Her story adds to the growing literature related to individual life stories of Holocaust survivors. There is much we can learn from her book." - Benjamin Schlesinger, Professor Emeritus, University of Toronto
Until age seven, Olga Barsony Verrall lived an idyllic life in Szarvas, a small town in Hungary, surrounded by her doting, observant Jewish family. After the Nazi invasion in 1944, Olga found herself, along with most of her family, interned in the Auspitz (Hustopece) labour camp. Eventually reunited after the war, the family returned to Szarvas, only to face a different kind of oppression at the hands of the new Communist government. After immigrating to Winnipeg in 1957, Olga met and married Orland Verrall, the cantor at Rosh Pina synagogue.
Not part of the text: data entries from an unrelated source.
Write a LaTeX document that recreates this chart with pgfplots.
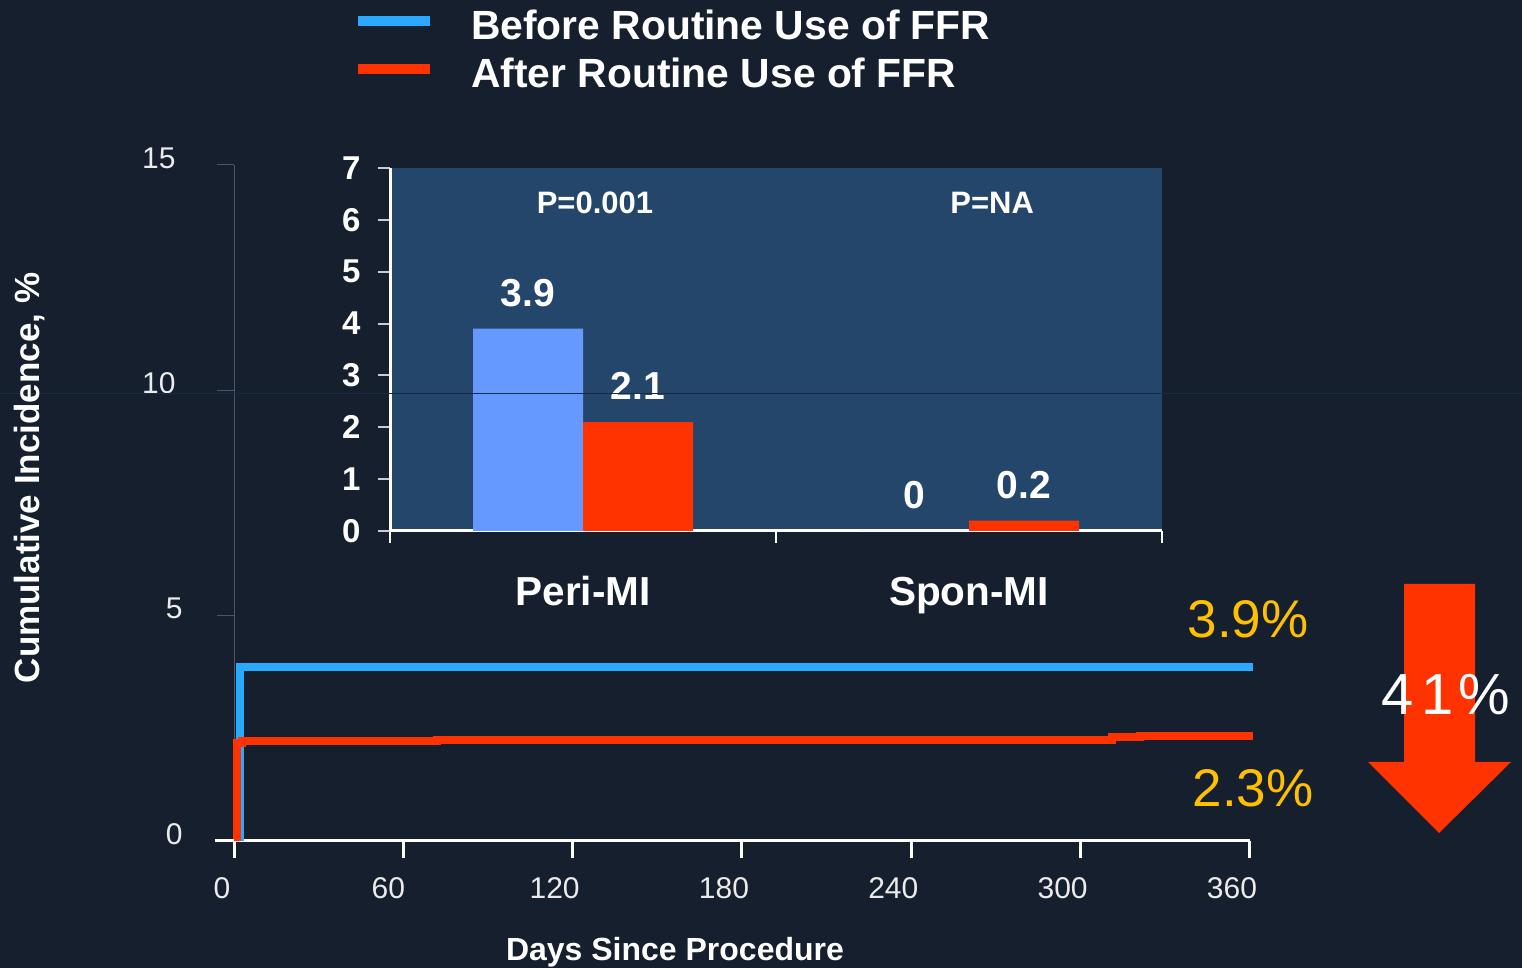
\documentclass[border=0pt]{standalone}
\usepackage{pgfplots}
\pgfplotsset{compat=1.18}
\usepackage{fontspec}
\setmainfont{Liberation Sans}
\definecolor{bg}{HTML}{151F2D}
\definecolor{insetbg}{HTML}{24466A}
\definecolor{kmblue}{HTML}{29AAFF}
\definecolor{kmred}{HTML}{FF3300}
\definecolor{barblue}{HTML}{6699FF}
\definecolor{gold}{HTML}{FFC000}
\definecolor{spine}{HTML}{4A5566}
\definecolor{artline}{HTML}{1A2B47}
\newcommand{\fs}[1]{\fontsize{#1}{#1}\selectfont}
\begin{document}
\begin{tikzpicture}[x=1pt,y=1pt]
\fill[bg] (0,0) rectangle (1522,968);
\useasboundingbox (0,0) rectangle (1522,968);
% main Kaplan-Meier axis
\begin{axis}[
  at={(234pt,127pt)}, anchor=south west,
  scale only axis, width=1016pt, height=676pt,
  xmin=0, xmax=360, ymin=0, ymax=15,
  axis x line=bottom, axis y line=left,
  x axis line style={white, line width=3pt, -},
  y axis line style={spine, line width=1pt, -},
  xtick={0,60,120,180,240,300,360},
  xticklabels={\hspace*{12pt}0,\hspace*{6pt}60,120,180,240,300,360},
  ytick={0,5,10,15},
  yticklabels={0,5,10\hspace*{7pt},15\hspace*{7pt}},
  tick align=outside,
  x tick style={white, line width=3pt},
  y tick style={spine, line width=1pt},
  major tick length=17pt,
  /pgf/number format/assume math mode=true,
  ticklabel style={text=white!92!black, font=\fs{30}},
  xticklabel style={xshift=-18pt, yshift=-16pt},
  yticklabel style={xshift=-31pt, yshift=7pt},
  clip=false,
]
\addplot[const plot, kmblue, line width=8pt] coordinates {
 (2.3,0) (2.3,3.85) (361,3.85)};
\addplot[const plot, kmred, line width=8pt] coordinates {
 (1.1,0) (1.1,2.17) (3,2.21) (72,2.25) (311,2.30) (321,2.34) (361,2.34)};
\draw[white, line width=3pt] (axis cs:0,0) -- ++(-19pt,0);
\end{axis}
% inset bar chart
\begin{axis}[
  at={(390pt,437pt)}, anchor=south west,
  scale only axis, width=772pt, height=363pt,
  xmin=-0.5, xmax=1.5, ymin=0, ymax=7,
  axis background/.style={fill=insetbg},
  axis x line=bottom, axis y line=left,
  axis line style={white, line width=3pt, -},
  xtick={-0.5,0.5,1.5}, xticklabels={},
  ytick={0,1,...,7},
  tick align=outside,
  x tick style={white, line width=2pt},
  y tick style={white!80!black, line width=2pt},
  major tick length=12pt,
  /pgf/number format/assume math mode=true,
  yticklabel style={text=white, font=\bfseries\fs{33}, xshift=-14pt},
  ybar=0pt, bar width=110pt,
  nodes near coords,
  every node near coord/.append style={text=white, font=\bfseries\fs{39}, anchor=center, yshift=36pt},
  clip=false,
]
\addplot[fill=barblue, draw=none] coordinates {(0,3.9) (1,0)};
\addplot[fill=kmred, draw=none] coordinates {(0,2.1) (1,0.2)};
\node[text=white, font=\bfseries\fs{31}] at (axis cs:0.031,6.32) {P=0.001};
\node[text=white, font=\bfseries\fs{31}] at (axis cs:1.06,6.32) {P=NA};
\node[anchor=base, text=white, font=\bfseries\fs{40.5}] at (axis cs:0,-1.43) {Peri-MI};
\node[anchor=base, text=white, font=\bfseries\fs{40.5}] at (axis cs:1,-1.43) {Spon-MI};
\end{axis}
% faint horizontal artifact line
\draw[artline, line width=1pt] (0,574) -- (1522,574);
% axis titles
\node[text=white, font=\bfseries\fs{32}] at (675,16) {Days Since Procedure};
\node[text=white, font=\bfseries\fs{35}, rotate=90] at (30,490) {Cumulative Incidence, \%};
% legend
\draw[kmblue, line width=10pt] (358,947) -- (430,947);
\draw[kmred, line width=10pt] (358,899) -- (430,899);
\node[anchor=west, inner sep=0pt, text=white, font=\bfseries\fs{40.8}] at (471,943) {Before Routine Use of FFR};
\node[anchor=west, inner sep=0pt, text=white, font=\bfseries\fs{40.8}] at (471,895) {After Routine Use of FFR};
% annotations
\node[text=gold, font=\fs{53}] at (1248,349) {3.9\%};
\node[text=gold, font=\fs{53}] at (1253,180) {2.3\%};
\fill[kmred] (1404,384) -- (1475,384) -- (1475,206) -- (1511,206) -- (1439,135) -- (1368,206) -- (1404,206) -- cycle;
\node[anchor=west, inner sep=0pt, text=white, font=\fs{58}] at (1381,273) {4\hspace{8pt}1\hspace{5pt}\%};
\end{tikzpicture}
\end{document}
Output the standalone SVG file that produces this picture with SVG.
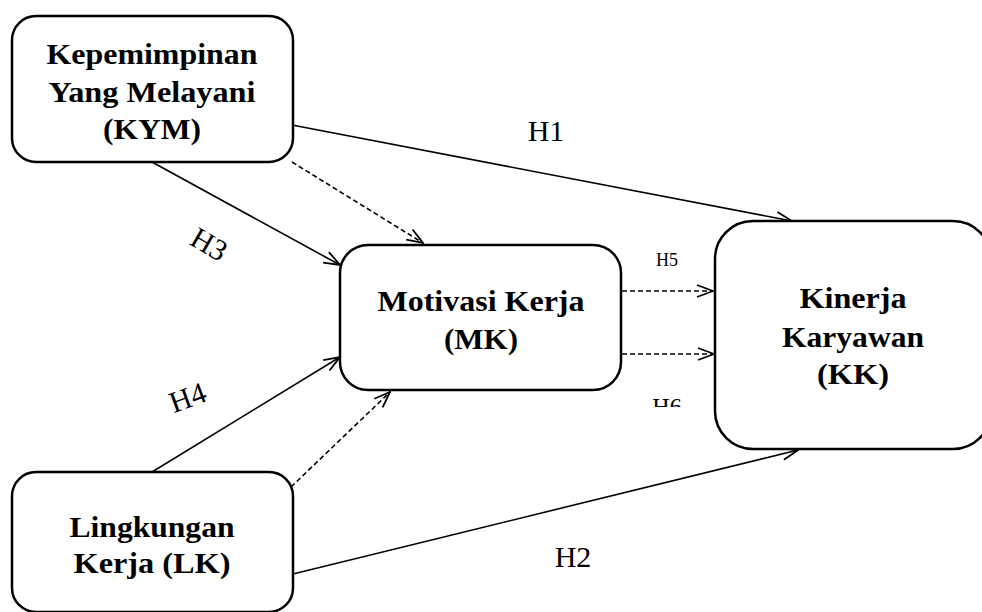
<svg xmlns="http://www.w3.org/2000/svg" width="982" height="612" viewBox="0 0 982 612">
<style>
.box{fill:#fff;stroke:#000;stroke-width:2.5}
.t{font-family:"Liberation Serif","Times New Roman",serif;font-weight:bold;font-size:30px;text-anchor:middle;fill:#000}
.lbl{font-family:"Liberation Serif","Times New Roman",serif;font-size:30px;text-anchor:middle;fill:#000}
.ln{fill:none;stroke:#000;stroke-width:1.6;marker-end:url(#arr)}
.ds{stroke-dasharray:5,3}
</style>
<defs>
<marker id="arr" markerUnits="userSpaceOnUse" markerWidth="18" markerHeight="14" viewBox="0 0 18 14" refX="17" refY="7" orient="auto">
<path d="M1,1 L17,7 L1,13" fill="none" stroke="#000" stroke-width="1.8"/>
</marker>
<clipPath id="h6clip"><rect x="600" y="380" width="120" height="27"/></clipPath>
</defs>
<g id="connectors">
<line class="ln" x1="292" y1="125" x2="792" y2="221"/>
<line class="ln" x1="152" y1="162" x2="340" y2="265"/>
<line class="ln ds" x1="292" y1="162" x2="423" y2="243"/>
<line class="ln" x1="152" y1="472" x2="340" y2="357"/>
<line class="ln ds" x1="291" y1="487" x2="390" y2="392"/>
<line class="ln ds" x1="622" y1="291" x2="713" y2="291"/>
<line class="ln ds" x1="622" y1="354" x2="714" y2="354"/>
<line class="ln" x1="293" y1="574" x2="798" y2="450"/>
<text class="lbl" x="546" y="141">H1</text>
<text class="lbl" x="0" y="0" transform="translate(204,253) rotate(30)">H3</text>
<text class="lbl" x="0" y="0" transform="translate(191,407) rotate(-20)">H4</text>
<text class="lbl" x="667" y="266" style="font-size:18px">H5</text>
<text class="lbl" x="667" y="414" style="font-size:24px" clip-path="url(#h6clip)">H6</text>
<text class="lbl" x="573" y="567">H2</text>
</g>
<g id="kym">
<rect class="box" x="12" y="16" width="281" height="146" rx="24"/>
<text class="t" x="152" y="64" textLength="211" lengthAdjust="spacingAndGlyphs">Kepemimpinan</text>
<text class="t" x="152" y="102" textLength="207" lengthAdjust="spacingAndGlyphs">Yang Melayani</text>
<text class="t" x="152" y="139" textLength="98" lengthAdjust="spacingAndGlyphs">(KYM)</text>
</g>
<g id="mk">
<rect class="box" x="340" y="245" width="281" height="145" rx="28"/>
<text class="t" x="481" y="311" textLength="207" lengthAdjust="spacingAndGlyphs">Motivasi Kerja</text>
<text class="t" x="481" y="349" textLength="74" lengthAdjust="spacingAndGlyphs">(MK)</text>
</g>
<g id="kk">
<rect class="box" x="715" y="221" width="276" height="228" rx="38"/>
<text class="t" x="853" y="308" textLength="107" lengthAdjust="spacingAndGlyphs">Kinerja</text>
<text class="t" x="853" y="347" textLength="142" lengthAdjust="spacingAndGlyphs">Karyawan</text>
<text class="t" x="853" y="384" textLength="72" lengthAdjust="spacingAndGlyphs">(KK)</text>
</g>
<g id="lk">
<rect class="box" x="12" y="472" width="281" height="140" rx="24"/>
<text class="t" x="152" y="537" textLength="165" lengthAdjust="spacingAndGlyphs">Lingkungan</text>
<text class="t" x="152" y="573" textLength="157" lengthAdjust="spacingAndGlyphs">Kerja (LK)</text>
</g>
</svg>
Together they built a new life in Canada and soon welcomed two daughters, Judy and Lesley.
Yet Olga continued to be haunted by her past. Though she was very young during her time in the camp, Olga had vivid and painful memories of the horrifying things she had seen and experienced there. A nagging sense of emptiness and anger stayed with her all her life. After her beloved husband Orland passed away, her emotional state became increasingly fragile, and she became dependent on prescription drugs to numb her pain. A long journey of physical and mental healing, along with the support of her family, helped Olga piece her life back together. For Olga, writing her memoir was a catharsis. For her readers, it will be an inspiration.